EXERCISE DETAILS -
All of the data must be printed exactly; please include every line.

DATA SECTION -
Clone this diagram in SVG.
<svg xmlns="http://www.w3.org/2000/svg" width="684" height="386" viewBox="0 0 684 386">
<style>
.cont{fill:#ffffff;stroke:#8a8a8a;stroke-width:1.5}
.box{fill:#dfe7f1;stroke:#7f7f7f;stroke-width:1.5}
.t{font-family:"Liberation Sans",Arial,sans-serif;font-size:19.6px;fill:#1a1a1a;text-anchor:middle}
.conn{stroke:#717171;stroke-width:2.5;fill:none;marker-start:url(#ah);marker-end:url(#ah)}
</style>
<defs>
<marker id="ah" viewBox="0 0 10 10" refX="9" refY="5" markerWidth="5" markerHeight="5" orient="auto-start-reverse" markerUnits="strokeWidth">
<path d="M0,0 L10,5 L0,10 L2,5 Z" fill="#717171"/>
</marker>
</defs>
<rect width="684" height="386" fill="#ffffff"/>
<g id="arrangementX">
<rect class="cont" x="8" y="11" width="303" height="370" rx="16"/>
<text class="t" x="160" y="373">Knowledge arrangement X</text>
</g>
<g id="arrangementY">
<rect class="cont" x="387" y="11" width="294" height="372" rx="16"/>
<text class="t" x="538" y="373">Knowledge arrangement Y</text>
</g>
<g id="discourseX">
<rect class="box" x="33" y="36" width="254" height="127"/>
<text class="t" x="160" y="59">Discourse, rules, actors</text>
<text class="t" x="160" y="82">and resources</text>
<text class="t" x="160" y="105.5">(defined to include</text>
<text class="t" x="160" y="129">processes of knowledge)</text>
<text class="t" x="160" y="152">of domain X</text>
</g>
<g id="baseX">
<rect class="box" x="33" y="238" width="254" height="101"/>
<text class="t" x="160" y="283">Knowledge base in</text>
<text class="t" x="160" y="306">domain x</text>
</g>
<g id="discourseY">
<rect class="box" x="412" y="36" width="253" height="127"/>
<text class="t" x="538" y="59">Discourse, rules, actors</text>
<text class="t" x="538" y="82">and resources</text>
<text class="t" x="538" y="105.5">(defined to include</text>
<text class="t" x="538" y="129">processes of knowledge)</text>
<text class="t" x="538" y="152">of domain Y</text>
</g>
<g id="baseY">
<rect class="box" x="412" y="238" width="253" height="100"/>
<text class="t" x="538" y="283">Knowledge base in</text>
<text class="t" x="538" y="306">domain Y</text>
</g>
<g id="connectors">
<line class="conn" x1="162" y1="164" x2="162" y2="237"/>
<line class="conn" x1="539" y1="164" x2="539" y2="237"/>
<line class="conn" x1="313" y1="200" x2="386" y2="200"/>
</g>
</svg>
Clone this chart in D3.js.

OUTPUT BELOW -
Clone this diagram in SVG.
<svg xmlns="http://www.w3.org/2000/svg" width="684" height="386" viewBox="0 0 684 386">
<style>
.cont{fill:#ffffff;stroke:#8a8a8a;stroke-width:1.5}
.box{fill:#dfe7f1;stroke:#7f7f7f;stroke-width:1.5}
.t{font-family:"Liberation Sans",Arial,sans-serif;font-size:19.6px;fill:#1a1a1a;text-anchor:middle}
.conn{stroke:#717171;stroke-width:2.5;fill:none;marker-start:url(#ah);marker-end:url(#ah)}
</style>
<defs>
<marker id="ah" viewBox="0 0 10 10" refX="9" refY="5" markerWidth="5" markerHeight="5" orient="auto-start-reverse" markerUnits="strokeWidth">
<path d="M0,0 L10,5 L0,10 L2,5 Z" fill="#717171"/>
</marker>
</defs>
<rect width="684" height="386" fill="#ffffff"/>
<g id="arrangementX">
<rect class="cont" x="8" y="11" width="303" height="370" rx="16"/>
<text class="t" x="160" y="373">Knowledge arrangement X</text>
</g>
<g id="arrangementY">
<rect class="cont" x="387" y="11" width="294" height="372" rx="16"/>
<text class="t" x="538" y="373">Knowledge arrangement Y</text>
</g>
<g id="discourseX">
<rect class="box" x="33" y="36" width="254" height="127"/>
<text class="t" x="160" y="59">Discourse, rules, actors</text>
<text class="t" x="160" y="82">and resources</text>
<text class="t" x="160" y="105.5">(defined to include</text>
<text class="t" x="160" y="129">processes of knowledge)</text>
<text class="t" x="160" y="152">of domain X</text>
</g>
<g id="baseX">
<rect class="box" x="33" y="238" width="254" height="101"/>
<text class="t" x="160" y="283">Knowledge base in</text>
<text class="t" x="160" y="306">domain x</text>
</g>
<g id="discourseY">
<rect class="box" x="412" y="36" width="253" height="127"/>
<text class="t" x="538" y="59">Discourse, rules, actors</text>
<text class="t" x="538" y="82">and resources</text>
<text class="t" x="538" y="105.5">(defined to include</text>
<text class="t" x="538" y="129">processes of knowledge)</text>
<text class="t" x="538" y="152">of domain Y</text>
</g>
<g id="baseY">
<rect class="box" x="412" y="238" width="253" height="100"/>
<text class="t" x="538" y="283">Knowledge base in</text>
<text class="t" x="538" y="306">domain Y</text>
</g>
<g id="connectors">
<line class="conn" x1="162" y1="164" x2="162" y2="237"/>
<line class="conn" x1="539" y1="164" x2="539" y2="237"/>
<line class="conn" x1="313" y1="200" x2="386" y2="200"/>
</g>
</svg>
Clone this chart in D3.js.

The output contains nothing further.